What we can see in Auroville
In Auroville we can see the Matrimandir and the accompanying beautiful gardens. We can see all the millions of wonderful trees, take comfort in their connection to the soil and water, and enjoy the shade they provide.
We can see all the different buildings, marvel at the different architectural styles and enjoy the comfort provided by the guest houses.
We can see a whole variety of many other things, the farms, the schools, the food and restaurants and all the commercial units producing a colourful array of products.
But what many visitors don’t see in Auroville?
Many visitors don’t see the Aurovilians going into the local villages supporting the local population and particularly the children. There are almost 50 Auroville projects now providing outreach services, as can be seen in a new exhibition in the Visitors Centre.
These Aurovilians aspire to build relationships and to provide understanding, hope, direction, empowerment, and ultimately love, through organising educational and health programmes through free playgroups, after school groups and health/healing programs. But occasionally, they face opposition, cultural barriers and even hostility.
One such Aurovilian is Bridget who is one of the co-founders and co-ordinator of Thamarai Educational Projects. Bridget kindly showed me some of the various buildings they operate from. She explained that Thamarai services provide educational support in as many villages as they can, some in the south and some in the north of Auroville.
She also introduced me to some local educated, dedicated youth who had come forward to help as facilitators to guide the children.
Their work is constantly evolving. For example, after one healing centre was shut down in a village, a new mobile health programme was designed by Aurovilian Muthukumari, who grew up in Moratandi village. This program now reaches several government schools and many women’s groups.
When finances allow, new programmes are being offered. For example, some students practice Silambam weekly, a traditional martial art, which is a stick folk dance known to improve concentration.
Bridget explained that apart from their usual educational program, a leadership program is offered, based on Monica Sharma’s book Stewardship for New Emergence.

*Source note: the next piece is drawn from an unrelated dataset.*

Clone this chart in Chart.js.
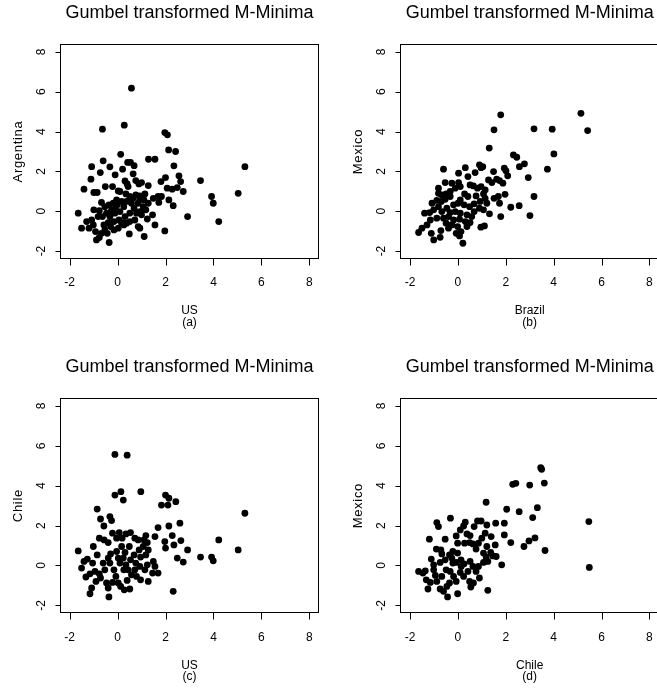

This book is used to support children and youth to source their own inner power for project design, to create solutions to problems they want to address.
So, Thamarai children have been trained to design projects Some have chosen to work on water and waste management, education and sports development and overall wellbeing in the village.
After training in the yoga and healing program many women take these skills and approaches to their own communities, and many have started their own yoga classes in their villages.
The truly wonderful thing is that some of the youth that were once students of Thamarai are now coming to ask for support in starting activities to help other local children, in the same way they were helped many years ago.
The love has come full circle.
Breaking down barriers
Thamarai’s work not only builds bridges between the Aurovilians and the local population but also between different castes in the local population. For example, the main after school centre is in a Dalit (previously known as untouchables) village, and other children from non-Dalit villages are allowed to go to the programs by their parents.
Help Thamarai to bloom
The beauty behind all this work is that it is not just about educational support, it is also about empowerment, supporting people to recognise their own greatness and their own talents.
All this work is not visible, but Thamarai means lotus and all Thamarai’s work involves helping the inner lotus of disadvantaged people, and particularly children, to flower.